### Stated task:
Identify and copy all lines of the material where the string "matplotlib" is found.

### Source code of charts:
___
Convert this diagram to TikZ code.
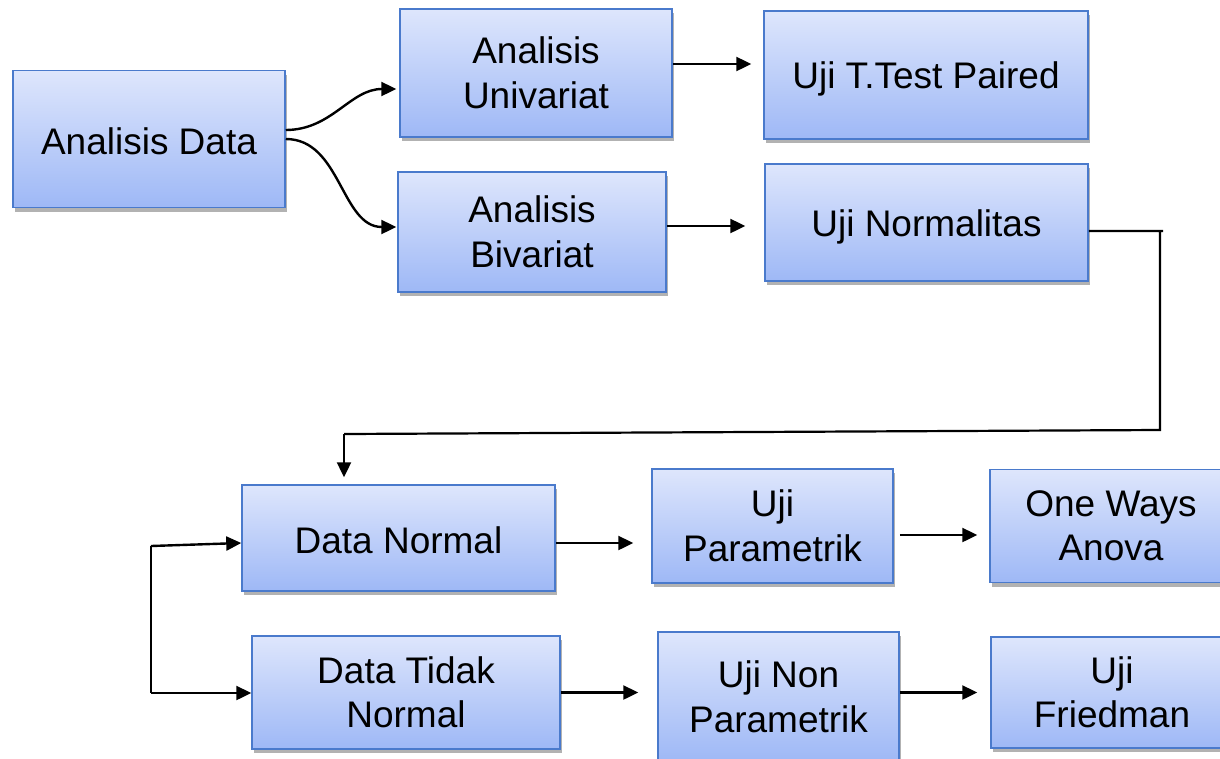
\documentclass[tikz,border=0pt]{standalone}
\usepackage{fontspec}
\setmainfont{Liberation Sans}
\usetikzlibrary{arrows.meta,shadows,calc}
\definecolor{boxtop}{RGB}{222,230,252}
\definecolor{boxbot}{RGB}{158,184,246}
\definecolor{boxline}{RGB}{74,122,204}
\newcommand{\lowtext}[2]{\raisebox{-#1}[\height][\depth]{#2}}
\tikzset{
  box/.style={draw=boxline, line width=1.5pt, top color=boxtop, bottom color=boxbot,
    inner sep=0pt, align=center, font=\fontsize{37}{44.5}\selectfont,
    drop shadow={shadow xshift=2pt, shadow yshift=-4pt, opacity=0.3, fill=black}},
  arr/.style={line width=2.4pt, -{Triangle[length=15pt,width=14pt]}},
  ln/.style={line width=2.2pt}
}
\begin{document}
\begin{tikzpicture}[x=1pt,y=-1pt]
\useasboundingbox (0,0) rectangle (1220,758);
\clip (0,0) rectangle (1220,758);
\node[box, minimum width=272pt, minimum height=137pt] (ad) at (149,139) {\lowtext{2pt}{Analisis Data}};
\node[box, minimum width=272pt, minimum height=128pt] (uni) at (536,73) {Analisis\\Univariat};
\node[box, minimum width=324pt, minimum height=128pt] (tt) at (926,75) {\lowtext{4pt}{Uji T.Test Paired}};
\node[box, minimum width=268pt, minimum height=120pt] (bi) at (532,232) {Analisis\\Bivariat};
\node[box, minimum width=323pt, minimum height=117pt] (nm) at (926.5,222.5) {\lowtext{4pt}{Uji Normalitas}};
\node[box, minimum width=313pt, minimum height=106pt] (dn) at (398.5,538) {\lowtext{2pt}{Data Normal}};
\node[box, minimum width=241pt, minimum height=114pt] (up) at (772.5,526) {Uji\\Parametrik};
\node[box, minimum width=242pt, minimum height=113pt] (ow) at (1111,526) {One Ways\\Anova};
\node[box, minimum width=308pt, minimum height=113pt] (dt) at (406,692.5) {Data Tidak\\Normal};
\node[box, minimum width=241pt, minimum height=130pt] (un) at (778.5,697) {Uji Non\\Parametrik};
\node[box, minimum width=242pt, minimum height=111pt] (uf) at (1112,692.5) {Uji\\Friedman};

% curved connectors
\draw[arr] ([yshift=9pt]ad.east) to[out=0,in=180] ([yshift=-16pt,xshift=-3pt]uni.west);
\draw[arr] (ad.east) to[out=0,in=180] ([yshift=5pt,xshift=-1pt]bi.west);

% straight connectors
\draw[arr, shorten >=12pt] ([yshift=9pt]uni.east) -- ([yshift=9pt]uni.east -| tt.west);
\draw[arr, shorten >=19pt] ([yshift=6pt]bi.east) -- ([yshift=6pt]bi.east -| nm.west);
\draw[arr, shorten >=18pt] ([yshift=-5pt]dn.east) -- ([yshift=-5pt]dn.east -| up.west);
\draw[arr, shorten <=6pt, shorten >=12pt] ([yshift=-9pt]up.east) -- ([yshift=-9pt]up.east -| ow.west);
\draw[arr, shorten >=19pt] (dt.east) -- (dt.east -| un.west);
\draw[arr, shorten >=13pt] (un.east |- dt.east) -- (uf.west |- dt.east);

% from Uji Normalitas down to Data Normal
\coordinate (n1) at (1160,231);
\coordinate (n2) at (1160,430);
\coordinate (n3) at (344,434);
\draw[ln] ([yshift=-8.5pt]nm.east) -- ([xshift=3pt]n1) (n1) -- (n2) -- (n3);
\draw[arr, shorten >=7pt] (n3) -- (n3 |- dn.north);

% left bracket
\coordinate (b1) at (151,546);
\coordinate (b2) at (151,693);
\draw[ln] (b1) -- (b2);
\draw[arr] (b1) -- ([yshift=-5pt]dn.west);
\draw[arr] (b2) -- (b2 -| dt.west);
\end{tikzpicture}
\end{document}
___
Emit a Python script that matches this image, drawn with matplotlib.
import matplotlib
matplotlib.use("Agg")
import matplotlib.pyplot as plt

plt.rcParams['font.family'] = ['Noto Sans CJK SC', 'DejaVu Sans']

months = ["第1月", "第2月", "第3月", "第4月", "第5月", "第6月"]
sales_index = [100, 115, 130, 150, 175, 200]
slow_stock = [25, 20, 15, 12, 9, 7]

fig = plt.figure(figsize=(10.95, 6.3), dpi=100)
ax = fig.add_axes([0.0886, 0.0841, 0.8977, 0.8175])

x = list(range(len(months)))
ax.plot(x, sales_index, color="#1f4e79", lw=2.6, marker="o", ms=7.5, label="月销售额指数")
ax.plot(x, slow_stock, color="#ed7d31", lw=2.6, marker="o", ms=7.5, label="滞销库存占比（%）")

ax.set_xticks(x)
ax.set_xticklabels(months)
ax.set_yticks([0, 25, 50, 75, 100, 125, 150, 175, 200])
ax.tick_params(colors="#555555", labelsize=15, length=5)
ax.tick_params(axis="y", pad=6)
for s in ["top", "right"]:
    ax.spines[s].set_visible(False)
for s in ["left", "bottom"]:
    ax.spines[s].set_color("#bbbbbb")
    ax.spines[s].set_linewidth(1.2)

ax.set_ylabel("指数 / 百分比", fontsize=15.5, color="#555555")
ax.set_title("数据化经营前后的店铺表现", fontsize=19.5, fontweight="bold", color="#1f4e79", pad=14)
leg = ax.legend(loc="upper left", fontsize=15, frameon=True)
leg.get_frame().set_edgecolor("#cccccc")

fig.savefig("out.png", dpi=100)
___
### Written answer:
Emit a Python script that matches this image, drawn with matplotlib.
import matplotlib
matplotlib.use("Agg")
import matplotlib.pyplot as plt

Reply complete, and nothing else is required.